McManus, cited above, states that 40% of cohabiting couples break up before marriage; marriages that are preceded by cohabitation have a fifty-percent higher divorce rate than those which are not. Of the 60 couples who get married (after cohabiting) 45 of them will divorce. “That means that only 15 couples out of 100 who cohabit before marriage will make it. Cohabitation is almost a guarantee for failure.”
In my home state of Iowa there stood an historic church, the Little Brown Church. Hundreds of weddings took place there every year. It is said that the preacher adopted a special farewell to the couple when, after the ceremony, he took the couple to the entrance of the little chapel and said, “Before you go, the Bride has the honor of ringing the church bell.” He placed the rope in her hands and though she pulled with all her might, the heavy bell would not budge. Then the preacher turned to the groom and asked that he lend a hand to help his bride.
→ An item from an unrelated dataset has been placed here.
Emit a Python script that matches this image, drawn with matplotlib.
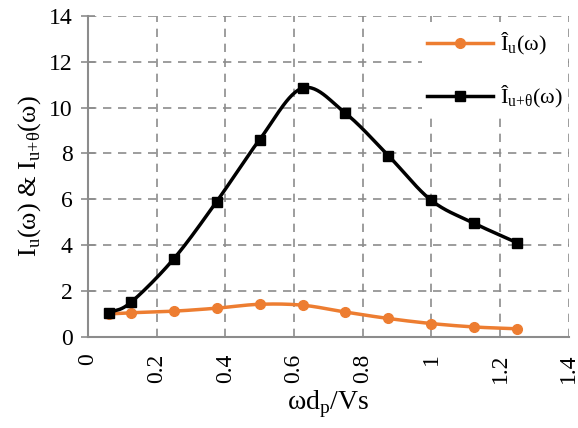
import matplotlib
matplotlib.use("Agg")
import matplotlib.pyplot as plt
import numpy as np

plt.rcParams['font.family'] = ['Liberation Serif', 'DejaVu Serif']
plt.rcParams['mathtext.fontset'] = 'custom'
plt.rcParams['mathtext.rm'] = 'Liberation Serif'

x_vals = [0.0625, 0.125, 0.25, 0.375, 0.5, 0.625, 0.75, 0.875, 1.0, 1.125, 1.25]
iu_vals = [1.0, 1.05, 1.12, 1.25, 1.42, 1.38, 1.08, 0.8, 0.58, 0.43, 0.35]
iut_vals = [1.05, 1.5, 3.4, 5.9, 8.6, 10.85, 9.75, 7.9, 5.95, 4.95, 4.1]


def smooth(x, y, n=30):
    # Catmull-Rom through the points, like Excel's smoothed line
    x = np.asarray(x, float)
    y = np.asarray(y, float)
    px = np.concatenate([[2 * x[0] - x[1]], x, [2 * x[-1] - x[-2]]])
    py = np.concatenate([[2 * y[0] - y[1]], y, [2 * y[-1] - y[-2]]])
    xs, ys = [], []
    t = np.linspace(0, 1, n)
    for i in range(1, len(px) - 2):
        for p, out in ((px, xs), (py, ys)):
            p0, p1, p2, p3 = p[i - 1], p[i], p[i + 1], p[i + 2]
            seg = 0.5 * (2 * p1 + (-p0 + p2) * t + (2 * p0 - 5 * p1 + 4 * p2 - p3) * t ** 2
                         + (-p0 + 3 * p1 - 3 * p2 + p3) * t ** 3)
            out.extend(seg)
    return np.array(xs), np.array(ys)


fig = plt.figure(figsize=(5.78, 4.28), dpi=100)
ax = fig.add_axes([0.152, 0.213, 0.832, 0.75])

orange = '#ED7D31'
sx, sy = smooth(x_vals, iu_vals)
ax.plot(sx, sy, color=orange, lw=2.5, zorder=3)
ax.plot(x_vals, iu_vals, 'o', color=orange, ms=7, zorder=4)
sx, sy = smooth(x_vals, iut_vals)
ax.plot(sx, sy, color='black', lw=2.5, zorder=3)
ax.plot(x_vals, iut_vals, 's', color='black', ms=7, zorder=4)

# legend handles
ax.plot([], [], color=orange, lw=2.5, marker='o', ms=7, label='Î$_\\mathregular{u}$(ω)')
ax.plot([], [], color='black', lw=2.5, marker='s', ms=7, label='Î$_\\mathregular{u{+}θ}$(ω)')
handles, labels = ax.get_legend_handles_labels()
leg = ax.legend(handles, labels, loc='upper right', bbox_to_anchor=(1.02, 1.0), frameon=True,
                edgecolor='none', facecolor='white', framealpha=1, fontsize=16,
                labelspacing=1.2, handlelength=3.0, handletextpad=0.3, borderpad=0.2)
leg.set_zorder(5)

ax.set_xlim(0, 1.4)
ax.set_ylim(0, 14)
ax.set_xticks(np.arange(0, 1.41, 0.2))
ax.set_xticklabels(['0', '0.2', '0.4', '0.6', '0.8', '1', '1.2', '1.4'], rotation=90)
ax.set_yticks(np.arange(0, 15, 2))
ax.grid(True, linestyle=(0, (5, 4)), color='#8c8c8c', lw=1.2)
ax.set_axisbelow(True)
for s in ('top', 'right'):
    ax.spines[s].set_visible(False)
for s in ('left', 'bottom'):
    ax.spines[s].set_color('#8c8c8c')
    ax.spines[s].set_linewidth(1.5)
ax.tick_params(axis='y', direction='inout', length=10, width=1.2, color='#8c8c8c', labelsize=17, pad=6)
ax.tick_params(axis='x', length=0, labelsize=17, pad=12)

ax.set_xlabel('ωd$_\\mathregular{p}$/Vs', fontsize=20, labelpad=4)
ax.set_ylabel('I$_\\mathregular{u}$(ω) & I$_\\mathregular{u{+}θ}$(ω)', fontsize=19, labelpad=4)

fig.savefig('out.png', dpi=100)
Together they pull and the bell rings, sending out over the countryside the news of another wedding. Then the preacher says, “As you go out into life, never forget that as long as you pull together, you can ring the bell.” (Discovery, Little Rock AR)
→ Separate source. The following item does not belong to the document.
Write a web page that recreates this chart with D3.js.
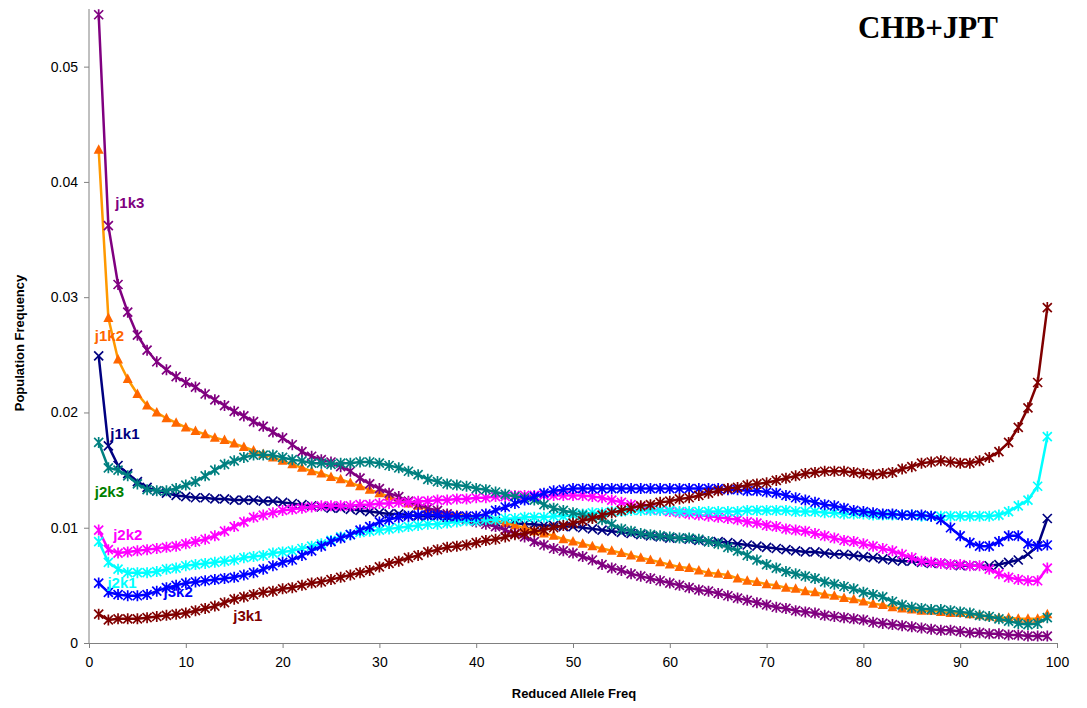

Again, I turn to Pastor Chuck Swindoll, married more than sixty years, for some distilled wisdom on marriage: On an article entitled “We Rent Wedding Rings,” Chuck commented, “Doesn’t that just sum up the state of our world? Seven days after our first date, I knew that Cynthia was ‘the girl of my dreams’. She was 16 and I was 19 when I proposed. Twenty months later…we said, “I do.” We could never have imagined our life together…but four kids, ten grandchildren, seven great grandchildren and a worldwide ministry later, we still say I do.”
“Cynthia will always be the girl of my dreams. But that doesn’t mean I can sit back and relax! Loving her means being the man of HER dreams. It means practicing patience, kindness, and humility. It means faithfulness and trust…love notes and a few elegant dinners for two…thoughtful words and listening ears. It means making time for prayer, coffee, and especially thunderstorms. Every time a storm rolls in, Cynthia and I press pause on our busy lives. We prefer to go out on our screened-in back porch, where we watch the Creator’s light show, together.
Contrary to popular opinion, our more than six decades together haven’t been pure bliss. Neither of us is ‘easy to live with.’ We’re together for two reasons: God’s unfaltering grace and our uncompromising commitment.”
(So there you have it. Some of the choicest statements, observations and words of wisdom about marriage that I have clipped the past fifty plus years. I hope they will bless you and maybe even help you as you work on fine tuning your marriage (I still am after 58 years!), or as you strive to encourage others who may be struggling in this first and foremost of relational ties established immediately after God created the heavens and the earth.)